Will you write out the data exactly, excluding every picture?

----- DATA SECTION -----

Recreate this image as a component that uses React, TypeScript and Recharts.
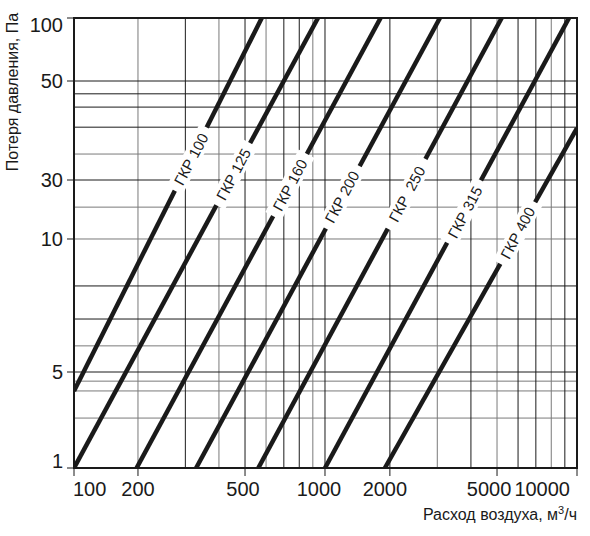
import React from "react"
import { LineChart, Line, XAxis, YAxis, ReferenceLine, ReferenceDot, ReferenceArea, Label } from "recharts"

document.body.style.margin = "0"

// axis ticks
const flowTicks = [100, 200, 500, 1000, 2000, 5000, 10000]
const lossTicks = [1, 5, 10, 30, 50, 100]

// grid lines (dark / light)
const flowGridDark = [300, 500, 700, 800, 1000, 2000, 4000, 6000, 7000, 9000]
const flowGridLight = [200, 400, 600, 900, 3000, 5000, 8000]
const lossGridDark = [5, 6.59, 7.83, 30, 39.4, 43.7, 46.8, 50]
const lossGridLight = [2.31, 3.64, 4.29, 5.73, 10, 18.1, 34.3]

// duct lines
const ductNames = ["ГКР 100", "ГКР 125", "ГКР 160", "ГКР 200", "ГКР  250", "ГКР 315", "ГКР 400"]
const flowStart = [100, 100, 197, 329, 561, 1000, 1896]
const lossStart = [3.64, 1, 1, 1, 1, 1, 1]
const flowEnd = [578, 941, 1811, 3068, 5206, 9330, 10000]
const lossEnd = [100, 100, 100, 100, 100, 100, 39.2]
const labelFlow = [315, 453, 738, 1199, 2313, 3802, 5980]
const labelLoss = [33.4, 30.9, 27.3, 21.9, 23.1, 16.5, 11.2]

const FONT = "'Liberation Sans', Arial, sans-serif"
const INK = "#1a1a1a"
const GREY = "#7a7a7a"

// log scale stretched piecewise between the printed tick values (the original sheet is not a clean log grid)
function stretchedLog(stops: number[], marks: number[]): any {
  let dom = [stops[0], stops[stops.length - 1]]
  let rng = [0, 1]
  const s: any = (v: number) => {
    let i = 0
    while (i < stops.length - 2 && v > stops[i + 1]) i++
    const a = Math.log10(stops[i])
    const b = Math.log10(stops[i + 1])
    const f = marks[i] + ((marks[i + 1] - marks[i]) * (Math.log10(v) - a)) / (b - a)
    return rng[0] + (rng[1] - rng[0]) * f
  }
  s.domain = (d?: number[]) => {
    if (d === undefined) return dom.slice()
    dom = d.slice()
    return s
  }
  s.range = (r?: number[]) => {
    if (r === undefined) return rng.slice()
    rng = r.slice()
    return s
  }
  s.copy = () => stretchedLog(stops, marks).domain(dom).range(rng)
  s.ticks = () => stops.slice()
  s.tickFormat = () => (v: number) => String(v)
  s.invert = (px: number) => {
    const f = (px - rng[0]) / (rng[1] - rng[0])
    let i = 0
    while (i < marks.length - 2 && f > marks[i + 1]) i++
    const a = Math.log10(stops[i])
    const b = Math.log10(stops[i + 1])
    return Math.pow(10, a + ((f - marks[i]) / (marks[i + 1] - marks[i])) * (b - a))
  }
  return s
}

const xScale = stretchedLog(flowTicks, [0, 0.1272, 0.34, 0.499, 0.628, 0.841, 1])
const yScale = stretchedLog(lossTicks, [0, 0.2133, 0.5089, 0.64, 0.86, 1])

// the printed labels sit a little left of their grid lines
const flowTickShift: Record<number, number> = { 100: -1, 200: 0, 500: -2, 1000: -6, 2000: -5, 5000: -8, 10000: 0 }

function FlowTick({ x, y, payload }: any) {
  const v = payload.value
  const anchor = v === 100 ? "start" : v === 10000 ? "end" : "middle"
  return (
    <text x={x + (flowTickShift[v] || 0)} y={y} dy="0.71em" textAnchor={anchor} fontSize={20} fontFamily={FONT} fill={INK}>
      {v}
    </text>
  )
}

function LossTick({ x, y, payload }: any) {
  const v = payload.value
  const shift = v === 100 ? 7 : v === 1 ? -7 : 0
  return (
    <text x={x} y={y + shift} dy="0.36em" textAnchor="end" fontSize={20} fontFamily={FONT} fill={INK}>
      {v}
    </text>
  )
}

function DuctTag({ cx, cy, text }: any) {
  const w = text.length * 8.4 + 12
  return (
    <g transform={`translate(${cx},${cy}) rotate(-62)`}>
      <rect x={-w / 2} y={-9} width={w} height={18} fill="#fff" />
      <text
        x={0}
        y={0}
        dy="0.36em"
        textAnchor="middle"
        fontSize={15}
        fontFamily={FONT}
        fill={INK}
        style={{ whiteSpace: "pre" }}
      >
        {text}
      </text>
    </g>
  )
}

export default function App() {
  return (
    <div style={{ width: 590, height: 536, background: "#fff" }}>
      <LineChart width={590} height={536} margin={{ top: 18, right: 13, left: 0, bottom: 0 }}>
        <XAxis
          dataKey="q"
          type="number"
          domain={[100, 10000]}
          scale={xScale}
          ticks={flowTicks}
          allowDataOverflow
          axisLine={false}
          tickLine={{ stroke: INK }}
          tickSize={8}
          tickMargin={6}
          height={68}
          tick={<FlowTick />}
        >
          <Label
            content={({ viewBox }: any) => (
              <text
                x={viewBox.x + viewBox.width}
                y={viewBox.y + 52}
                textAnchor="end"
                fontSize={16}
                fontFamily={FONT}
                fill={INK}
              >
                Расход воздуха, м
                <tspan dy={-6} fontSize={11}>
                  3
                </tspan>
                <tspan dy={6}>/ч</tspan>
              </text>
            )}
          />
        </XAxis>
        <YAxis
          type="number"
          domain={[1, 100]}
          scale={yScale}
          ticks={lossTicks}
          allowDataOverflow
          axisLine={false}
          tickLine={{ stroke: INK }}
          tickSize={7}
          tickMargin={4}
          width={74}
          tick={<LossTick />}
        >
          <Label
            content={({ viewBox }: any) => (
              <text
                x={18}
                y={viewBox.y + 74}
                transform={`rotate(-90 18 ${viewBox.y + 74})`}
                textAnchor="middle"
                fontSize={16}
                fontFamily={FONT}
                fill={INK}
              >
                Потеря давления, Па
              </text>
            )}
          />
        </YAxis>

        {flowGridLight.map((v) => (
          <ReferenceLine key={"xl" + v} x={v} stroke={GREY} strokeWidth={1} zIndex={-60} />
        ))}
        {lossGridLight.map((v) => (
          <ReferenceLine key={"yl" + v} y={v} stroke={GREY} strokeWidth={1} zIndex={-60} />
        ))}
        {flowGridDark.map((v) => (
          <ReferenceLine key={"xd" + v} x={v} stroke={INK} strokeWidth={1} zIndex={-50} />
        ))}
        {lossGridDark.map((v) => (
          <ReferenceLine key={"yd" + v} y={v} stroke={INK} strokeWidth={1} zIndex={-50} />
        ))}

        {ductNames.map((name, i) => (
          <Line
            key={name}
            name={name}
            data={[
              { q: flowStart[i], p: lossStart[i] },
              { q: flowEnd[i], p: lossEnd[i] },
            ]}
            dataKey="p"
            stroke={INK}
            strokeWidth={4.5}
            dot={false}
            activeDot={false}
            isAnimationActive={false}
          />
        ))}

        {ductNames.map((name, i) => (
          <ReferenceDot
            key={"tag" + name}
            x={labelFlow[i]}
            y={labelLoss[i]}
            r={1}
            ifOverflow="visible"
            zIndex={1500}
            shape={(p: any) => <DuctTag cx={p.cx} cy={p.cy} text={name} />}
          />
        ))}

        <ReferenceArea
          x1={100}
          x2={10000}
          y1={1}
          y2={100}
          fill="none"
          stroke={INK}
          strokeWidth={2}
          ifOverflow="visible"
          zIndex={1600}
        />
      </LineChart>
    </div>
  )
}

-----

> **RESULT OF THIS EXERCISE**:
Recreate this image as a component that uses React, TypeScript and Recharts.
import React from "react"
import { LineChart, Line, XAxis, YAxis, ReferenceLine, ReferenceDot, ReferenceArea, Label } from "recharts"

document.body.style.margin = "0"

// axis ticks
const flowTicks = [100, 200, 500, 1000, 2000, 5000, 10000]
const lossTicks = [1, 5, 10, 30, 50, 100]

// grid lines (dark / light)
const flowGridDark = [300, 500, 700, 800, 1000, 2000, 4000, 6000, 7000, 9000]
const flowGridLight = [200, 400, 600, 900, 3000, 5000, 8000]
const lossGridDark = [5, 6.59, 7.83, 30, 39.4, 43.7, 46.8, 50]
const lossGridLight = [2.31, 3.64, 4.29, 5.73, 10, 18.1, 34.3]

// duct lines
const ductNames = ["ГКР 100", "ГКР 125", "ГКР 160", "ГКР 200", "ГКР  250", "ГКР 315", "ГКР 400"]
const flowStart = [100, 100, 197, 329, 561, 1000, 1896]
const lossStart = [3.64, 1, 1, 1, 1, 1, 1]
const flowEnd = [578, 941, 1811, 3068, 5206, 9330, 10000]
const lossEnd = [100, 100, 100, 100, 100, 100, 39.2]
const labelFlow = [315, 453, 738, 1199, 2313, 3802, 5980]
const labelLoss = [33.4, 30.9, 27.3, 21.9, 23.1, 16.5, 11.2]

const FONT = "'Liberation Sans', Arial, sans-serif"
const INK = "#1a1a1a"
const GREY = "#7a7a7a"

// log scale stretched piecewise between the printed tick values (the original sheet is not a clean log grid)
function stretchedLog(stops: number[], marks: number[]): any {
  let dom = [stops[0], stops[stops.length - 1]]
  let rng = [0, 1]
  const s: any = (v: number) => {
    let i = 0
    while (i < stops.length - 2 && v > stops[i + 1]) i++
    const a = Math.log10(stops[i])
    const b = Math.log10(stops[i + 1])
    const f = marks[i] + ((marks[i + 1] - marks[i]) * (Math.log10(v) - a)) / (b - a)
    return rng[0] + (rng[1] - rng[0]) * f
  }
  s.domain = (d?: number[]) => {
    if (d === undefined) return dom.slice()
    dom = d.slice()
    return s
  }
  s.range = (r?: number[]) => {
    if (r === undefined) return rng.slice()
    rng = r.slice()
    return s
  }
  s.copy = () => stretchedLog(stops, marks).domain(dom).range(rng)
  s.ticks = () => stops.slice()
  s.tickFormat = () => (v: number) => String(v)
  s.invert = (px: number) => {
    const f = (px - rng[0]) / (rng[1] - rng[0])
    let i = 0
    while (i < marks.length - 2 && f > marks[i + 1]) i++
    const a = Math.log10(stops[i])
    const b = Math.log10(stops[i + 1])
    return Math.pow(10, a + ((f - marks[i]) / (marks[i + 1] - marks[i])) * (b - a))
  }
  return s
}

const xScale = stretchedLog(flowTicks, [0, 0.1272, 0.34, 0.499, 0.628, 0.841, 1])
const yScale = stretchedLog(lossTicks, [0, 0.2133, 0.5089, 0.64, 0.86, 1])

// the printed labels sit a little left of their grid lines
const flowTickShift: Record<number, number> = { 100: -1, 200: 0, 500: -2, 1000: -6, 2000: -5, 5000: -8, 10000: 0 }

function FlowTick({ x, y, payload }: any) {
  const v = payload.value
  const anchor = v === 100 ? "start" : v === 10000 ? "end" : "middle"
  return (
    <text x={x + (flowTickShift[v] || 0)} y={y} dy="0.71em" textAnchor={anchor} fontSize={20} fontFamily={FONT} fill={INK}>
      {v}
    </text>
  )
}

function LossTick({ x, y, payload }: any) {
  const v = payload.value
  const shift = v === 100 ? 7 : v === 1 ? -7 : 0
  return (
    <text x={x} y={y + shift} dy="0.36em" textAnchor="end" fontSize={20} fontFamily={FONT} fill={INK}>
      {v}
    </text>
  )
}

function DuctTag({ cx, cy, text }: any) {
  const w = text.length * 8.4 + 12
  return (
    <g transform={`translate(${cx},${cy}) rotate(-62)`}>
      <rect x={-w / 2} y={-9} width={w} height={18} fill="#fff" />
      <text
        x={0}
        y={0}
        dy="0.36em"
        textAnchor="middle"
        fontSize={15}
        fontFamily={FONT}
        fill={INK}
        style={{ whiteSpace: "pre" }}
      >
        {text}
      </text>
    </g>
  )
}

export default function App() {
  return (
    <div style={{ width: 590, height: 536, background: "#fff" }}>
      <LineChart width={590} height={536} margin={{ top: 18, right: 13, left: 0, bottom: 0 }}>
        <XAxis
          dataKey="q"
          type="number"
          domain={[100, 10000]}
          scale={xScale}
          ticks={flowTicks}
          allowDataOverflow
          axisLine={false}
          tickLine={{ stroke: INK }}
          tickSize={8}
          tickMargin={6}
          height={68}
          tick={<FlowTick />}
        >
          <Label
            content={({ viewBox }: any) => (
              <text
                x={viewBox.x + viewBox.width}
                y={viewBox.y + 52}
                textAnchor="end"
                fontSize={16}
                fontFamily={FONT}
                fill={INK}
              >
                Расход воздуха, м
                <tspan dy={-6} fontSize={11}>
                  3
                </tspan>
                <tspan dy={6}>/ч</tspan>
              </text>
            )}
          />
        </XAxis>
        <YAxis
          type="number"
          domain={[1, 100]}
          scale={yScale}
          ticks={lossTicks}
          allowDataOverflow
          axisLine={false}
          tickLine={{ stroke: INK }}
          tickSize={7}
          tickMargin={4}
          width={74}
          tick={<LossTick />}
        >
          <Label
            content={({ viewBox }: any) => (
              <text
                x={18}
                y={viewBox.y + 74}
                transform={`rotate(-90 18 ${viewBox.y + 74})`}
                textAnchor="middle"
                fontSize={16}
                fontFamily={FONT}
                fill={INK}
              >
                Потеря давления, Па
              </text>
            )}
          />
        </YAxis>

        {flowGridLight.map((v) => (
          <ReferenceLine key={"xl" + v} x={v} stroke={GREY} strokeWidth={1} zIndex={-60} />
        ))}
        {lossGridLight.map((v) => (
          <ReferenceLine key={"yl" + v} y={v} stroke={GREY} strokeWidth={1} zIndex={-60} />
        ))}
        {flowGridDark.map((v) => (
          <ReferenceLine key={"xd" + v} x={v} stroke={INK} strokeWidth={1} zIndex={-50} />
        ))}
        {lossGridDark.map((v) => (
          <ReferenceLine key={"yd" + v} y={v} stroke={INK} strokeWidth={1} zIndex={-50} />
        ))}

        {ductNames.map((name, i) => (
          <Line
            key={name}
            name={name}
            data={[
              { q: flowStart[i], p: lossStart[i] },
              { q: flowEnd[i], p: lossEnd[i] },
            ]}
            dataKey="p"
            stroke={INK}
            strokeWidth={4.5}
            dot={false}
            activeDot={false}
            isAnimationActive={false}
          />
        ))}

        {ductNames.map((name, i) => (
          <ReferenceDot
            key={"tag" + name}
            x={labelFlow[i]}
            y={labelLoss[i]}
            r={1}
            ifOverflow="visible"
            zIndex={1500}
            shape={(p: any) => <DuctTag cx={p.cx} cy={p.cy} text={name} />}
          />
        ))}

        <ReferenceArea
          x1={100}
          x2={10000}
          y1={1}
          y2={100}
          fill="none"
          stroke={INK}
          strokeWidth={2}
          ifOverflow="visible"
          zIndex={1600}
        />
      </LineChart>
    </div>
  )
}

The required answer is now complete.